* Begin INPUT *

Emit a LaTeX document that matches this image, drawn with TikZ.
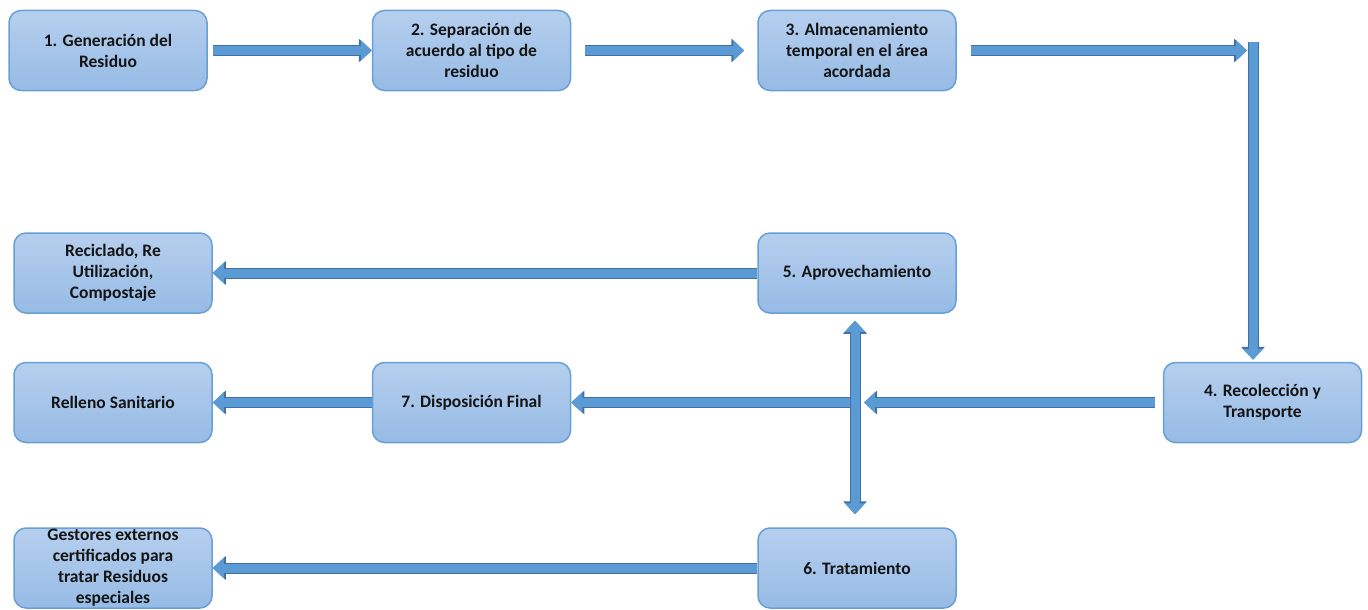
\documentclass[tikz,border=0pt]{standalone}
\usepackage{fontspec}
\setmainfont{Carlito}
\usetikzlibrary{arrows.meta}
\definecolor{boxtop}{RGB}{182,207,238}
\definecolor{boxbot}{RGB}{150,187,229}
\definecolor{boxline}{RGB}{104,160,214}
\definecolor{arrfill}{RGB}{91,155,213}
\definecolor{arrline}{RGB}{65,113,160}
\tikzset{
  blocktip/.tip={Triangle[length=11pt,width=20pt]},
  blocktipo/.tip={Triangle[length=13pt,width=23pt]},
}
\begin{document}
\begin{tikzpicture}[x=1pt,y=-1pt,
  box/.style={rounded corners=12pt, draw=boxline, line width=1.5pt,
    top color=boxtop, bottom color=boxbot, minimum width=198pt,
    minimum height=80pt, inner sep=2pt, align=center,
    font=\fontsize{17.5}{21}\selectfont\bfseries, text=black!92},
  blk/.style={line width=9pt, draw=arrfill, -blocktip,
    preaction={draw=arrline, line width=11pt, -blocktipo}},
  dblk/.style={line width=9pt, draw=arrfill, blocktip-blocktip,
    preaction={draw=arrline, line width=11pt, blocktipo-blocktipo}},
]
\useasboundingbox (0,0) rectangle (1368,610);

\node[box] (n1) at (108,50.5) {1. Generación del\\Residuo};
\node[box] (n2) at (471.5,50.5) {2. Separación de\\acuerdo al tipo de\\residuo};
\node[box] (n3) at (857,50.5) {3. Almacenamiento\\temporal en el área\\acordada};
\node[box] (n4) at (1262.5,402.5) {4. Recolección y\\Transporte};
\node[box] (n5) at (857,273) {5. Aprovechamiento};
\node[box] (n6) at (857,568) {6. Tratamiento};
\node[box] (n7) at (471.5,402.5) {7. Disposición Final};
\node[box] (d1) at (113,273) {Reciclado, Re\\Utilización,\\Compostaje};
\node[box] (d2) at (113,402.5) {Relleno Sanitario};
\node[box, inner ysep=0pt] (d3) at (113,568) {Gestores externos\\certificados para\\tratar Residuos\\especiales};

\coordinate (c1) at (1249,50.5);
\coordinate (ctop) at (1253,42);
\coordinate (c2) at (855,402.5);

\draw[blk, shorten <=5pt] (n1) -- (n2);
\draw[blk, shorten <=14pt, shorten >=13pt] (n2) -- (n3);
\draw[blk, shorten <=14pt, shorten >=2pt] (n3) -- (c1);
\draw[blk, shorten >=2pt] (ctop) -- (ctop |- n4.north);

\draw[blk] (c2) -- (n7);
\draw[dblk, shorten <=7pt, shorten >=13pt] (n5.south -| c2) -- (n6.north -| c2);
\draw[blk, shorten <=8pt, shorten >=9pt] (n4) -- (c2);

\draw[blk] (n5) -- (d1);
\draw[blk] (n7) -- (d2);
\draw[blk] (n6) -- (d3);
\end{tikzpicture}
\end{document}
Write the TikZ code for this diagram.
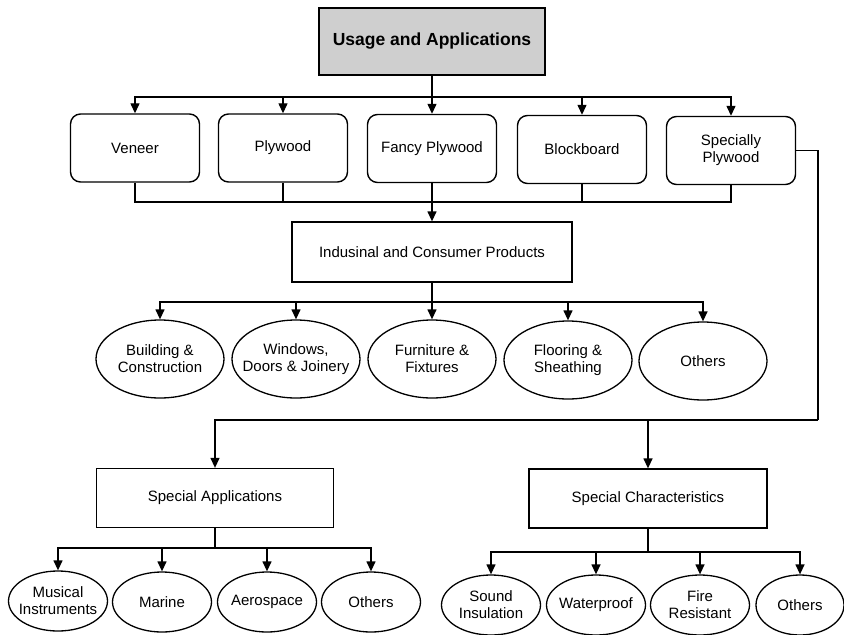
\documentclass[tikz,border=0pt]{standalone}
\usepackage{fontspec}
\setmainfont{Liberation Sans}
\usetikzlibrary{arrows.meta,shapes.geometric}
\begin{document}
\begin{tikzpicture}[x=1pt,y=-1pt,
  conn/.style={line width=1.3pt},
  arr/.style={conn,-{Triangle[width=9pt,length=10pt]}},
  txt/.style={font=\fontsize{15}{17}\selectfont, align=center, inner sep=0pt},
  titlebox/.style={draw, line width=1.5pt, fill=gray!38, minimum width=226pt, minimum height=67pt, font=\bfseries\fontsize{17.5}{20}\selectfont, inner sep=0pt},
  rbox/.style={txt, draw, line width=1.4pt, rounded corners=10pt, minimum width=129pt, minimum height=68pt},
  sbox/.style={txt, draw, line width=1.3pt},
  ell/.style={txt, ellipse, draw, line width=1.3pt, inner xsep=-22pt, inner ysep=-4pt},
  bigell/.style={ell, minimum width=128pt, minimum height=78pt},
  smell/.style={ell, minimum width=99pt, minimum height=60pt}
]
\useasboundingbox (0,0) rectangle (844,635);

% title
\node[titlebox] (title) at (432,41.5) {Usage and Applications};

% top row
\node[rbox] (ven) at (135,148) {Veneer};
\node[rbox] (ply) at (283,148) {Plywood};
\node[rbox] (fan) at (432,148.5) {Fancy Plywood};
\node[rbox] (blo) at (582,149.5) {Blockboard};
\node[rbox] (spe) at (731,150.5) {Specially\\Plywood};

\coordinate (j1) at (432,97);
\draw[conn] (title) -- (j1);
\foreach \n in {ven,ply,fan,blo,spe} \draw[arr] (j1) -| (\n);

\coordinate (j2) at (432,202);
\foreach \n in {ven,ply,fan,blo,spe} \draw[conn] (\n) |- (j2);

% industrial
\node[sbox, minimum width=280pt, minimum height=60pt] (ind) at (432,252) {Indusinal and Consumer Products};
\draw[arr] (j2) -- (ind);

\coordinate (j3) at (432,302);
\draw[conn] (ind) -- (j3);
\node[bigell] (e1) at (160,359) {Building \&\\Construction};
\node[bigell] (e2) at (296,359) {Windows,\\Doors \& Joinery};
\node[bigell] (e3) at (432,359) {Furniture \&\\Fixtures};
\node[bigell] (e4) at (568,360) {Flooring \&\\Sheathing};
\node[bigell] (e5) at (703,361) {Others};
\foreach \n in {e1,e2,e3,e4,e5} \draw[arr] (j3) -| (\n);

% right route
\coordinate (r1) at (818,150.5);
\coordinate (r2) at (818,420);
\coordinate (j5) at (648,420);
\draw[conn] (spe) -- (r1) -- (r2);

\node[sbox, minimum width=237pt, minimum height=59pt] (sa) at (215,498) {Special Applications};
\node[sbox, minimum width=238pt, minimum height=59pt] (sc) at (648,498.5) {Special Characteristics};
\draw[arr] (r2) -| (sa);
\draw[arr] (j5) -- (sc);

% special applications children
\coordinate (j6) at (215,548);
\draw[conn] (sa) -- (j6);
\node[smell] (m1) at (58,601) {Musical\\Instruments};
\node[smell] (m2) at (162,602) {Marine};
\node[smell] (m3) at (267,602) {Aerospace};
\node[smell] (m4) at (371,602) {Others};
\foreach \n in {m1,m2,m3,m4} \draw[arr] (j6) -| (\n);

% special characteristics children
\coordinate (j7) at (648,552);
\draw[conn] (sc) -- (j7);
\node[smell] (c1) at (491,605) {Sound\\Insulation};
\node[smell] (c2) at (596,605) {Waterproof};
\node[smell] (c3) at (700,605) {Fire\\Resistant};
\node[smell, minimum width=88pt] (c4) at (800,605) {Others};
\foreach \n in {c1,c2,c3,c4} \draw[arr] (j7) -| (\n);
\end{tikzpicture}
\end{document}
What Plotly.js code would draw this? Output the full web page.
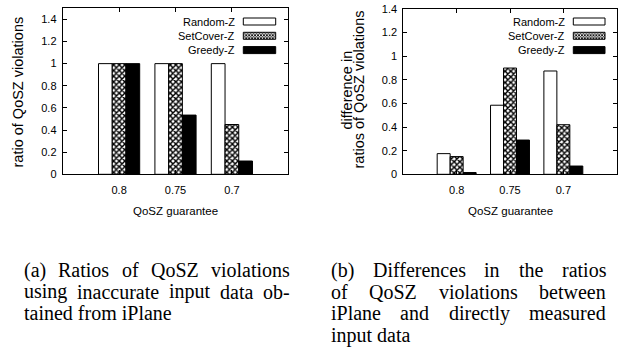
<!DOCTYPE html>
<html>
<head>
<meta charset="utf-8">
<script src="https://cdn.plot.ly/plotly-3.0.1.min.js"></script>
<style>html,body{margin:0;padding:0;background:#fff;}</style>
</head>
<body>
<div id="chart" style="width:621px;height:354px;"></div>
<script>
const categories = ['0.8', '0.75', '0.7'];
const seriesNames = ['Random-Z', 'SetCover-Z', 'Greedy-Z'];
// (a) ratios of QoSZ violations
const ratioRandom = [1.0, 1.0, 1.0];
const ratioSetCover = [1.0, 1.0, 0.45];
const ratioGreedy = [1.0, 0.535, 0.12];
// (b) differences in ratios
const diffRandom = [0.175, 0.585, 0.875];
const diffSetCover = [0.15, 0.9, 0.42];
const diffGreedy = [0.015, 0.29, 0.07];
// texts
const yTitleA = ['ratio of QoSZ violations'];
const yTitleB = ['difference in', 'ratios of QoSZ violations'];
const xTitle = 'QoSZ guarantee';
const captionA = [['(a) Ratios of QoSZ violations', true], ['using inaccurate input data ob-', true], ['tained from iPlane', false]];
const captionB = [['(b) Differences in the ratios', true], ['of QoSZ violations between', true], ['iPlane and directly measured', true], ['input data', false]];

const W = 621, H = 354;
const px = v => v / W;
const py = v => 1 - v / H;

const SANS = 'Liberation Sans, Arial, sans-serif';
const SERIF = 'Liberation Serif, Times New Roman, serif';

const patternSpec = {shape: 'x', fgcolor: '#000', bgcolor: '#fff', size: 4, solidity: 0.6};
const styles = [
  {color: '#ffffff', line: {color: '#000', width: 1}},
  {color: '#ffffff', line: {color: '#000', width: 1}, pattern: patternSpec},
  {color: '#000000', line: {color: '#000', width: 1}}
];

function mk(vals, i, xa, ya) {
  return {type: 'bar', x: categories, y: vals, name: seriesNames[i],
    xaxis: xa, yaxis: ya, showlegend: false, marker: styles[i], hoverinfo: 'x+y'};
}

const data = [
  mk(ratioRandom, 0, 'x', 'y'),
  mk(ratioSetCover, 1, 'x', 'y'),
  mk(ratioGreedy, 2, 'x', 'y'),
  mk(diffRandom, 0, 'x2', 'y2'),
  mk(diffSetCover, 1, 'x2', 'y2'),
  mk(diffGreedy, 2, 'x2', 'y2')
];

const axisFont = {family: SANS, size: 11, color: '#000'};
const baseX = {type: 'category', range: [-1, 3], showline: true, mirror: 'allticks',
  linecolor: '#000', linewidth: 1, ticks: 'inside', ticklen: 4, tickcolor: '#000',
  showgrid: false, zeroline: false, tickfont: axisFont, fixedrange: true, ticklabelstandoff: 5};
const baseY = {showline: true, mirror: 'allticks', linecolor: '#000', linewidth: 1,
  ticks: 'inside', ticklen: 4, tickcolor: '#000', showgrid: false, zeroline: false,
  tickfont: axisFont, dtick: 0.2, tickformat: '~g', fixedrange: true, ticklabelstandoff: 3};

const annotations = [];
const shapes = [];
const images = [];

function txt(text, x, y, opts) {
  annotations.push(Object.assign({xref: 'paper', yref: 'paper', x: px(x), y: py(y),
    xanchor: 'center', yanchor: 'middle', showarrow: false, text: text,
    font: {family: SANS, size: 11.5, color: '#000'}}, opts || {}));
}
const yFont = {family: SANS, size: 14.5, color: '#000'};
txt(yTitleA[0], 17, 92.5, {textangle: -90, font: yFont, borderpad: 0});
txt(yTitleB[0], 346.5, 90, {textangle: -90, font: yFont, borderpad: 0});
txt(yTitleB[1], 358.5, 90, {textangle: -90, font: yFont, borderpad: 0});
txt(xTitle, 175.5, 211);
txt(xTitle, 510, 211);

// legends (text right-aligned, swatch to the right, as in the original)
const patSvg = "<svg xmlns='http://www.w3.org/2000/svg' width='33' height='7'>" +
  "<defs><pattern id='p' width='3' height='3' patternUnits='userSpaceOnUse'>" +
  "<rect width='3' height='3' fill='white'/><path d='M0,0L3,3M3,0L0,3' stroke='black' stroke-width='0.9'/></pattern></defs>" +
  "<rect x='0' y='0' width='33' height='7' fill='url(#p)'/></svg>";
const patUri = 'data:image/svg+xml;utf8,' + encodeURIComponent(patSvg);

function legend(textRight, boxL, boxR) {
  const rows = [21.5, 35.8, 50.1];
  seriesNames.forEach((nm, i) => {
    txt(nm, textRight, rows[i], {xanchor: 'right', font: {family: SANS, size: 11, color: '#000'}});
    if (i === 1) {
      images.push({source: patUri, xref: 'paper', yref: 'paper', x: px(boxL), y: py(rows[i] - 3.5),
        sizex: px(boxR) - px(boxL), sizey: 7 / H, xanchor: 'left', yanchor: 'top', sizing: 'stretch', layer: 'above'});
    }
    shapes.push({type: 'rect', xref: 'paper', yref: 'paper', x0: px(boxL), x1: px(boxR),
      y0: py(rows[i] - 3.5), y1: py(rows[i] + 3.5),
      fillcolor: i === 0 ? '#fff' : (i === 2 ? '#000' : 'rgba(0,0,0,0)'),
      line: {color: '#000', width: 1}, layer: 'above'});
  });
}
legend(237.3, 243.3, 275.7);
legend(566.7, 573.3, 605);

// captions, justified lines built from measured word widths
const capSize = 20;
const ctx = document.createElement('canvas').getContext('2d');
ctx.font = capSize + 'px "Liberation Serif"';
function caption(lines, x0, x1, yStart, step) {
  lines.forEach(([line, just], k) => {
    const y = yStart + k * step;
    const capFont = {family: SERIF, size: capSize, color: '#000'};
    if (!just) {
      annotations.push({xref: 'paper', yref: 'paper', x: px(x0), y: py(y), xanchor: 'left', yanchor: 'middle',
        showarrow: false, text: line, font: capFont, borderpad: 0});
      return;
    }
    const words = line.split(' ');
    const widths = words.map(w => ctx.measureText(w).width);
    const total = widths.reduce((a, b) => a + b, 0);
    const gap = (x1 - x0 - total) / (words.length - 1);
    let x = x0;
    words.forEach((w, i) => {
      annotations.push({xref: 'paper', yref: 'paper', x: px(x), y: py(y), xanchor: 'left', yanchor: 'middle',
        showarrow: false, text: w, font: capFont, borderpad: 0});
      x += widths[i] + gap;
    });
  });
}
caption(captionA, 22.7, 288.5, 270, 21.7);
caption(captionB, 330, 605, 270, 21.7);

const layout = {
  width: W, height: H,
  margin: {l: 0, r: 0, t: 0, b: 0},
  paper_bgcolor: '#fff', plot_bgcolor: '#fff',
  barmode: 'group', bargap: 0.27, bargroupgap: 0,
  showlegend: false,
  xaxis: Object.assign({}, baseX, {domain: [px(62.7), px(288.3)], anchor: 'y'}),
  yaxis: Object.assign({}, baseY, {domain: [py(174.3), py(8.3)], range: [0, 1.5], anchor: 'x'}),
  xaxis2: Object.assign({}, baseX, {domain: [px(403.3), px(616.7)], anchor: 'y2'}),
  yaxis2: Object.assign({}, baseY, {domain: [py(174.3), py(9)], range: [0, 1.4], anchor: 'x2'}),
  annotations: annotations,
  shapes: shapes,
  images: images
};

Plotly.newPlot('chart', data, layout, {displayModeBar: false});
</script>
</body>
</html>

* End INPUT *

**TASK**
Transcribe exactly the lines between the one containing "Write the TikZ code for this diagram." and the one containing "(j2) -- (ind);", counting both ends. Pictures are not copied.

**SOLUTION TO THE EXERCISE**
Write the TikZ code for this diagram.
\documentclass[tikz,border=0pt]{standalone}
\usepackage{fontspec}
\setmainfont{Liberation Sans}
\usetikzlibrary{arrows.meta,shapes.geometric}
\begin{document}
\begin{tikzpicture}[x=1pt,y=-1pt,
  conn/.style={line width=1.3pt},
  arr/.style={conn,-{Triangle[width=9pt,length=10pt]}},
  txt/.style={font=\fontsize{15}{17}\selectfont, align=center, inner sep=0pt},
  titlebox/.style={draw, line width=1.5pt, fill=gray!38, minimum width=226pt, minimum height=67pt, font=\bfseries\fontsize{17.5}{20}\selectfont, inner sep=0pt},
  rbox/.style={txt, draw, line width=1.4pt, rounded corners=10pt, minimum width=129pt, minimum height=68pt},
  sbox/.style={txt, draw, line width=1.3pt},
  ell/.style={txt, ellipse, draw, line width=1.3pt, inner xsep=-22pt, inner ysep=-4pt},
  bigell/.style={ell, minimum width=128pt, minimum height=78pt},
  smell/.style={ell, minimum width=99pt, minimum height=60pt}
]
\useasboundingbox (0,0) rectangle (844,635);

% title
\node[titlebox] (title) at (432,41.5) {Usage and Applications};

% top row
\node[rbox] (ven) at (135,148) {Veneer};
\node[rbox] (ply) at (283,148) {Plywood};
\node[rbox] (fan) at (432,148.5) {Fancy Plywood};
\node[rbox] (blo) at (582,149.5) {Blockboard};
\node[rbox] (spe) at (731,150.5) {Specially\\Plywood};

\coordinate (j1) at (432,97);
\draw[conn] (title) -- (j1);
\foreach \n in {ven,ply,fan,blo,spe} \draw[arr] (j1) -| (\n);

\coordinate (j2) at (432,202);
\foreach \n in {ven,ply,fan,blo,spe} \draw[conn] (\n) |- (j2);

% industrial
\node[sbox, minimum width=280pt, minimum height=60pt] (ind) at (432,252) {Indusinal and Consumer Products};
\draw[arr] (j2) -- (ind);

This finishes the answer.